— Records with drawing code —
<<<<

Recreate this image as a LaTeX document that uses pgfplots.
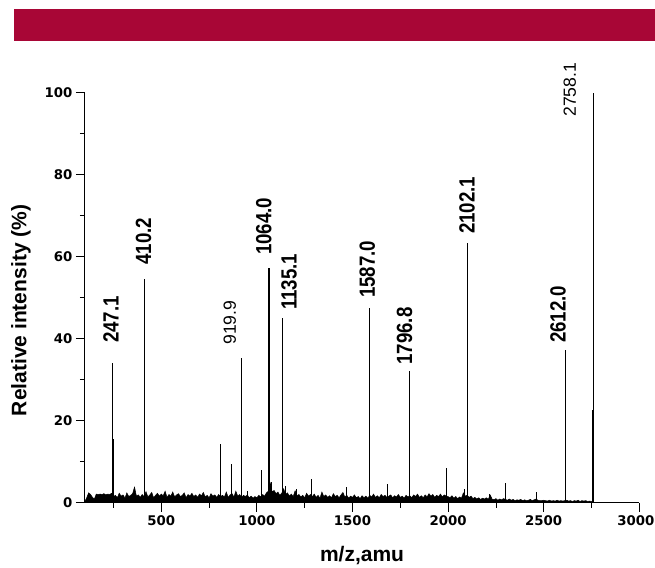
\documentclass[border=0pt]{standalone}
\usepackage{fontspec}
\setmainfont{Liberation Sans}
\newfontfamily\tickfont{DejaVu Sans}
\usepackage{pgfplots}
\usepackage{pgfplotstable}
\pgfplotsset{compat=1.18}
\definecolor{bannerred}{RGB}{168,6,54}

\pgfplotstableread{
x y
100 0.3
110 1.2
120 2.4
130 2.0
140 1.3
150 0.9
160 2.1
170 2.0
180 2.1
190 2.0
200 2.2
210 1.9
220 2.1
230 2.0
240 2.3
250 1.5
260 1.8
270 1.2
280 2.3
290 1.6
300 1.9
310 1.1
320 2.4
330 1.5
340 1.8
350 2.2
360 3.8
370 1.6
380 1.9
390 1.3
400 2.0
410 1.5
420 2.7
430 1.4
440 1.9
450 2.5
460 1.2
470 1.8
480 2.3
490 1.6
500 2.1
510 1.7
520 2.8
530 1.3
540 2.0
550 1.6
560 2.6
570 1.4
580 1.9
590 2.2
600 1.5
610 1.8
620 2.4
630 1.2
640 2.0
650 1.6
660 2.3
670 1.5
680 1.9
690 1.3
700 2.1
710 1.7
720 2.5
730 1.4
740 1.8
750 1.2
760 2.2
770 1.6
780 1.9
790 1.3
800 2.0
810 1.5
820 1.8
830 1.4
840 2.6
850 1.3
860 1.9
870 2.2
880 1.4
890 2.8
900 1.6
910 2.0
920 1.3
930 1.8
940 1.5
950 1.9
960 1.2
970 1.6
980 1.1
990 1.5
1000 1.2
1010 1.8
1020 1.4
1030 2.0
1040 1.6
1050 2.4
1060 2.8
1070 4.8
1080 2.6
1090 3.0
1100 2.2
1110 2.6
1120 1.8
1130 2.3
1140 3.4
1150 2.0
1160 2.4
1170 1.6
1180 2.1
1190 1.5
1200 2.9
1210 1.7
1220 2.0
1230 1.4
1240 1.8
1250 1.2
1260 2.3
1270 1.6
1280 2.0
1290 1.5
1300 2.1
1310 1.3
1320 1.8
1330 1.1
1340 2.6
1350 1.5
1360 1.9
1370 1.3
1380 1.7
1390 1.2
1400 2.2
1410 1.5
1420 1.8
1430 1.2
1440 1.9
1450 2.5
1460 1.4
1470 1.8
1480 1.1
1490 1.6
1500 1.3
1510 1.9
1520 1.2
1530 1.5
1540 1.0
1550 1.7
1560 1.2
1570 1.6
1580 1.1
1590 1.8
1600 1.4
1610 2.1
1620 1.3
1630 1.7
1640 1.2
1650 2.0
1660 1.5
1670 1.8
1680 1.3
1690 1.6
1700 1.9
1710 1.2
1720 1.7
1730 1.4
1740 2.0
1750 1.3
1760 1.6
1770 1.1
1780 1.8
1790 1.4
1800 1.7
1810 1.2
1820 1.9
1830 1.5
1840 2.1
1850 1.3
1860 1.7
1870 1.2
1880 1.9
1890 1.4
1900 2.2
1910 1.6
1920 2.0
1930 1.3
1940 1.8
1950 1.5
1960 2.1
1970 1.4
1980 1.9
1990 1.6
2000 1.5
2010 1.2
2020 1.7
2030 1.1
2040 1.5
2050 1.0
2060 1.4
2070 1.1
2080 2.4
2090 1.6
2100 1.8
2110 1.3
2120 1.6
2130 1.0
2140 1.3
2150 0.9
2160 1.2
2170 0.8
2180 1.1
2190 0.9
2200 1.2
2210 0.8
2220 1.9
2230 0.9
2240 0.7
2250 1.0
2260 0.6
2270 0.9
2280 0.7
2290 1.0
2300 0.8
2310 0.6
2320 0.9
2330 0.6
2340 0.8
2350 0.5
2360 0.7
2370 0.6
2380 0.8
2390 0.5
2400 0.7
2410 0.5
2420 0.6
2430 0.8
2440 0.5
2450 0.7
2460 0.9
2470 0.6
2480 0.5
2490 0.5
2500 0.6
2510 0.5
2520 0.4
2530 0.6
2540 0.4
2550 0.5
2560 0.4
2570 0.6
2580 0.4
2590 0.5
2600 0.4
2610 0.5
2620 0.6
2630 0.4
2640 0.5
2650 0.3
2660 0.5
2670 0.4
2680 0.6
2690 0.3
2700 0.5
2710 0.4
2720 0.5
2730 0.3
2740 0.4
2750 0.3
2760 0.2
}\noisetable

\pgfplotstableread{
x y
244 16.0
246 16.8
247.1 34.1
249 15.5
410.2 54.6
807 14.2
868 9.4
919.9 35.2
950 2.9
1023 8.0
1058 56.5
1060 56.8
1062 57.2
1064.0 57.2
1066 56.9
1068 56.5
1074 5.0
1135.1 45.0
1147 4.0
1208 3.3
1286 5.8
1471 3.8
1587.0 47.4
1682 4.5
1796.8 32.0
1989 8.4
2088 3.3
2102.1 63.3
2214 2.2
2299 4.7
2461 2.7
2612.0 37.2
2756 22.5
2758.1 100
2760 22.5
}\peaktable

\tikzset{
  pl/.style={rotate=90, anchor=west, inner sep=0pt, font=\fontsize{22}{22}\selectfont\bfseries},
  pr/.style={rotate=90, anchor=west, inner sep=0pt, font=\fontsize{17.6}{18}\selectfont},
}

\begin{document}
\begin{tikzpicture}
\path[use as bounding box] (0,0) rectangle (655pt,567pt);
\fill[bannerred] (14pt,526pt) rectangle (655pt,558pt);
\begin{axis}[
  at={(84.8pt,64.3pt)}, anchor=south west,
  scale only axis, width=554.5pt, height=410pt,
  xmin=100, xmax=3000, ymin=0, ymax=100,
  axis x line*=bottom, axis y line*=left,
  axis line style={line width=0.8pt},
  xtick={500,1000,...,3000}, minor xtick={250,750,...,2750},
  xticklabels={500,1000,1500,2000,2500,3000\hspace*{7pt}},
  ytick={0,20,...,100}, minor ytick={10,30,...,90},
  tick align=outside,
  major tick length=9pt, minor tick length=5pt,
  every tick/.style={line width=0.8pt, black},
  /pgf/number format/assume math mode=true,
  /pgf/number format/1000 sep={},
  tick label style={font=\fontsize{13.3}{14}\selectfont\tickfont\bfseries},
  clip=false,
  xlabel={m/z,amu}, ylabel={Relative intensity (\%)},
  label style={font=\fontsize{21}{24}\selectfont\bfseries},
  xlabel style={at={(rel axis cs:0.5,-0.1446)}, anchor=base},
  ylabel style={at={(rel axis cs:-0.115,0.469)}, anchor=center},
]
\addplot[fill=black, draw=black, line width=0.5pt, mark=none] table[x=x,y=y] {\noisetable} \closedcycle;
\addplot[ycomb, black, line width=0.9pt, mark=none] table[x=x,y=y] {\peaktable};

\node[pl] at (axis cs:237,38.95) {\scalebox{0.85}[1]{247.1}};
\node[pl] at (axis cs:407,58.0) {\scalebox{0.85}[1]{410.2}};
\node[pr] at (axis cs:859,38.5) {919.9};
\node[pl] at (axis cs:1036,60.4) {\scalebox{0.85}[1]{1064.0}};
\node[pl] at (axis cs:1168,47.0) {\scalebox{0.85}[1]{1135.1}};
\node[pl] at (axis cs:1578,49.9) {\scalebox{0.85}[1]{1587.0}};
\node[pl] at (axis cs:1772,33.6) {\scalebox{0.85}[1]{1796.8}};
\node[pl] at (axis cs:2099,65.5) {\scalebox{0.85}[1]{2102.1}};
\node[pl] at (axis cs:2575,38.95) {\scalebox{0.85}[1]{2612.0}};
\node[pr] at (axis cs:2636,94.1) {2758.1};
\end{axis}
\end{tikzpicture}
\end{document}
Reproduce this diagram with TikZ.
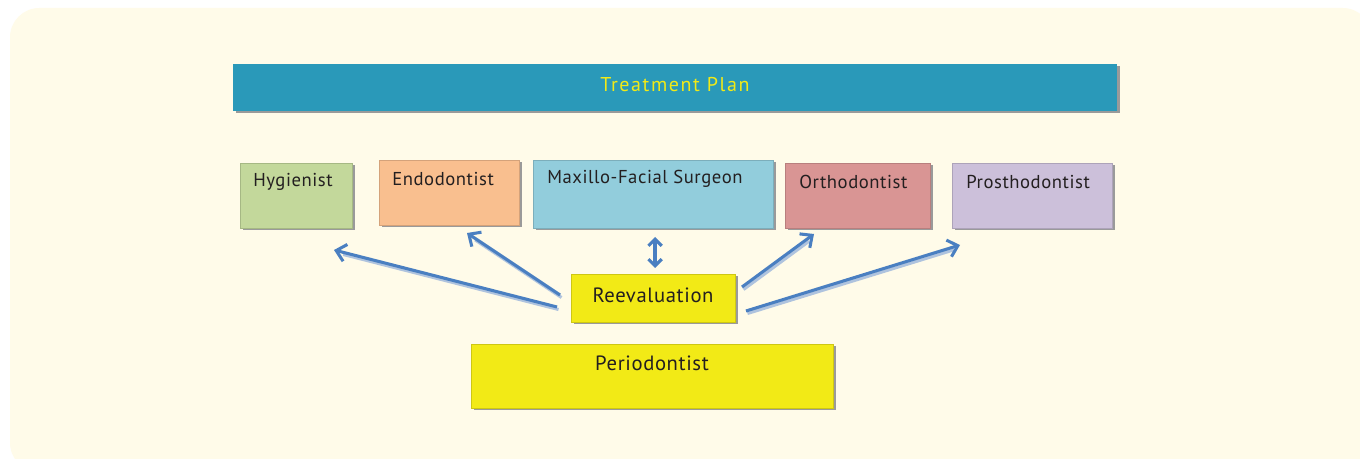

>>>>

— JOB —
Compute the number of lines above that contain the string "this". Reply with that value only.

— TASK RESULT —
2